Se pourrait-t-il que ce nouveau Sam Mendes soit le moins profond de toute sa filmographie, pas forcément le moins bon, mais celui qui ne fait que rester en surface de ses thématiques ce qui lui coûte d’être le moins pertinent dans une liste bien garni ?

Mendes et une Amérique en difficulté

Lorsqu’on a réalisé American Beauty soit le parfait portrait d’une famille imparfaite ou tous ne font que se mépriser par derrière, ou encore Les Noces Rebelles la caricature par excellence sur un couple faussement heureux dans les petits quartiers résidentiels américains, que raconter de plus après ça. Sam Mendes n’est pas le réalisateur le plus optimiste du cinéma. Il n’a majoritairement abordé que des situations de crises, dans chacun de ses films où résident des conflits qui éclatent à l’acte final et les dénouements sont rarement bons. Et c’est tout aussi valable pour ses films de guerre Jarhead et 1917 qui épate plus par sa mise en scène prétentieuse que par un scénario bien creux. Heureusement pour Mendes, Skyfall a eu lieu et s’en est suivi un Spectretrès bon aussi.

un manque de profondeur

Et donc après Quentin Tarantino (Once Upon A Time In Hollywood), Damien Chazelle (Babylon), Steven Spielberg (The Fabelmans) et bien d’autres voilà la déclaration d’amour de Mendes au cinéma avec Empire Of Light. Ce déroulant entre les salles désaffectées ou inoccupées du cinéma Empire, deux employés d’une éthique différente vont tomber amoureux. Et on le sait, les histoires d’amour chez Sam Mendes c’est toujours très compliqué, même s’il utilise le cinéma en arrière plan. Malgré quelques beaux instants romantiques, on lit péniblement entre les lignes. On devine notamment l’intention de Mendes d’évoquer le racisme à travers le personnage de Stephen (Micheal Ward) et de la relation qu’il va construire avec Hilary (Olivia Colman), et justement du regard d’autrui sur leur alchimie. Mais tout cela n’est qu’effleuré.

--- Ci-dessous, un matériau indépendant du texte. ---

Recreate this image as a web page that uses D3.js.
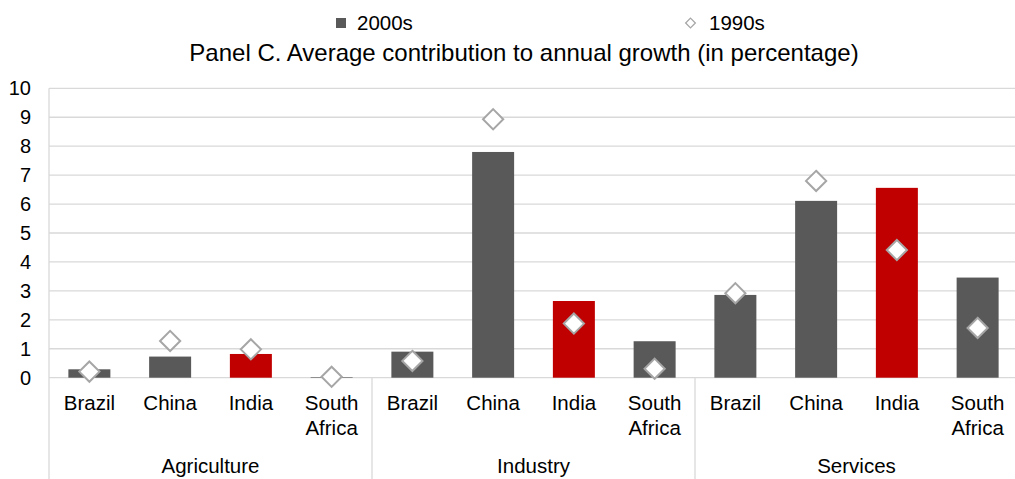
<!DOCTYPE html>
<html><head><meta charset="utf-8">
<script src="https://cdn.jsdelivr.net/npm/d3@7"></script>
<style>body{margin:0;background:#fff}svg{display:block;font-family:"Liberation Sans",Arial,sans-serif}</style>
</head><body><svg id="c" width="1015" height="479"></svg>
<script>
const groups = ["Agriculture","Industry","Services"];
const countries = ["Brazil","China","India","South Africa"];
const values2000s = [0.29,0.73,0.82,0.02, 0.90,7.80,2.65,1.26, 2.86,6.11,6.56,3.46];
const values1990s = [0.21,1.27,0.98,0.03, 0.58,8.93,1.87,0.31, 2.92,6.80,4.41,1.72];
const yTicks = [0,1,2,3,4,5,6,7,8,9,10];
const seriesNames = ["2000s","1990s"];
const title = "Panel C. Average contribution to annual growth (in percentage)";

(function(){
const svg = d3.select("#c");
const pl = 49, pr = 1018, pt = 88.3, pb = 377.7;
const keys = [];
groups.forEach(g => countries.forEach(c => keys.push(g + "|" + c)));
const x = d3.scaleBand().domain(keys).range([pl, pr]).paddingInner(0.48).paddingOuter(0.24);
const xg = d3.scaleBand().domain(groups).range([pl, pr]);
const y = d3.scaleLinear().domain([0, 10]).range([pb, pt]);

svg.append("g").selectAll("line").data(yTicks).join("line")
  .attr("x1", pl).attr("x2", pr).attr("y1", d => y(d)).attr("y2", d => y(d))
  .attr("stroke", "#d9d9d9").attr("stroke-width", 1.3);

const ya = svg.append("g").attr("transform", `translate(${pl},0)`)
  .call(d3.axisLeft(y).tickValues(yTicks).tickSize(0).tickPadding(18));
ya.select(".domain").remove();
ya.selectAll("text").attr("font-size", 20).attr("fill", "#000").attr("font-family", "Liberation Sans, Arial, sans-serif");

svg.append("line").attr("x1", pl).attr("x2", pl).attr("y1", pt).attr("y2", 479)
  .attr("stroke", "#d9d9d9").attr("stroke-width", 1.3);
svg.append("g").selectAll("line").data(groups.slice(1)).join("line")
  .attr("x1", d => xg(d)).attr("x2", d => xg(d)).attr("y1", pb).attr("y2", 479)
  .attr("stroke", "#d9d9d9").attr("stroke-width", 1.3);

svg.append("g").selectAll("rect").data(keys).join("rect")
  .attr("x", d => x(d)).attr("width", x.bandwidth())
  .attr("y", (d, i) => y(values2000s[i])).attr("height", (d, i) => y(0) - y(values2000s[i]))
  .attr("fill", d => d.endsWith("India") ? "#c00000" : "#595959");

const sym = d3.symbol().type(d3.symbolDiamond2).size(260);
svg.append("g").selectAll("path").data(keys).join("path")
  .attr("d", sym)
  .attr("transform", (d, i) => `translate(${x(d) + x.bandwidth() / 2},${y(values1990s[i])})`)
  .attr("fill", "#fff").attr("stroke", "#a6a6a6").attr("stroke-width", 2);

const cl = svg.append("g").attr("font-size", 20.5).attr("fill", "#000").attr("text-anchor", "middle");
keys.forEach(k => {
  const c = k.split("|")[1];
  const cx = x(k) + x.bandwidth() / 2;
  c.split(" ").forEach((w, j) => {
    cl.append("text").attr("x", cx).attr("y", 410 + j * 25).text(w);
  });
});
svg.append("g").selectAll("text").data(groups).join("text")
  .attr("x", d => xg(d) + xg.bandwidth() / 2).attr("y", 473)
  .attr("text-anchor", "middle").attr("font-size", 20.5).text(d => d);

svg.append("text").attr("x", 524).attr("y", 61).attr("text-anchor", "middle")
  .attr("font-size", 24).text(title);

const lg = svg.append("g").attr("font-size", 20.5);
lg.append("rect").attr("x", 336).attr("y", 18).attr("width", 10).attr("height", 10).attr("fill", "#595959");
lg.append("text").attr("x", 357).attr("y", 30).text(seriesNames[0]);
lg.append("path").attr("d", d3.symbol().type(d3.symbolDiamond2).size(60)())
  .attr("transform", "translate(690.5,23)").attr("fill", "#fff").attr("stroke", "#a6a6a6").attr("stroke-width", 1.3);
lg.append("text").attr("x", 709).attr("y", 30).text(seriesNames[1]);
})();
</script></body></html>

Et si on prend en considération les quelques minutes ou l’on assiste au même titre qu’Hilary aux agressions physiques et verbales de Stephen, cette thématique n’est pas assez exploitée. Et d’ailleurs n’aurait-t-il pas fallu choisir quel sujet traiter ? Le racisme dans l’Angleterre des années 80 ou le quotidien d’un petit multiplex isolé au bord de la mer ? Voir une femme mentalement instable qui va tenter de se ressaisir au contact humain. Difficile à discerner, le film va dans tous et aucun sens à la fois.

Empire of Light 1
Michael Ward et Olivia Colman dans la peau de deux individus tourmentés dans Empire of Light. © Searchlight Pictures

une routine cinématographique

Très vite une certaine monotonie s’installe dans ce drame aux sentiments naissants et interdits entre deux natalités. Une quinquagénaire qui jour après jour ouvre le cinéma à l’heure indiquée, déjeune avec ses collègues, et se donne à quelques ébats discrets avec son patron (Colin Firth), tout cela est très routinier. Jamais le film nous emporte. Tout du long nous restons sur la même note sage et paisible comme celle qui règne dans le cinéma. La musique se fait trop discrète pour qu’on puisse en retenir une partition, et même Roger Deakins ne fait pas briller la pellicule comme il sait si bien le faire. On ne retiendra qu’une magnifique scène de feu d’artifice ou la photographie est particulièrement sublime, sinon c’est un travail un peu décevant. Peut-être pas assez inspiré.

Empire of Light 2
Hilary (Olivia Colman) s'émeut de sa première expérience dans les salles obscures. © Searchlight Pictures

une déclaration qui ne fonctionne pas (vraiment)

Empire Of Light peut vraiment compter sur la performance de Olivia Colman, qui joue une femme forte mais vulnérable et sujette à des comportements limites. Son alchimie avec Ward est finalement tout ce qu’on peut retirer de bon de cette « déclaration d’amour au cinéma ». Comme pour nous convaincre de ses intentions, Sam Mendes place Colman face à l’écran pour réitérer l’image désormais habituelle du personnage ébahi et ému par les sensations que peut proposer un film diffusé en salles. C’est beau, c’est sûr, mais un peu redondant, d’autant que les émotions manquent à l’appel.

On aurait pu croire qu’une héroïne qui va vivre une jolie histoire d’amour au contact des salles obscures devant la caméra de Sam Mendes était la promesse d’un drame amoureux plein de poésie, hélas pas vraiment. Si Empire of Light est loin d’être désagréable à regarder, ce ne sera pas le film le plus marquant de 2023 malgré son potentiel.

Le film est toujours disponible en salles.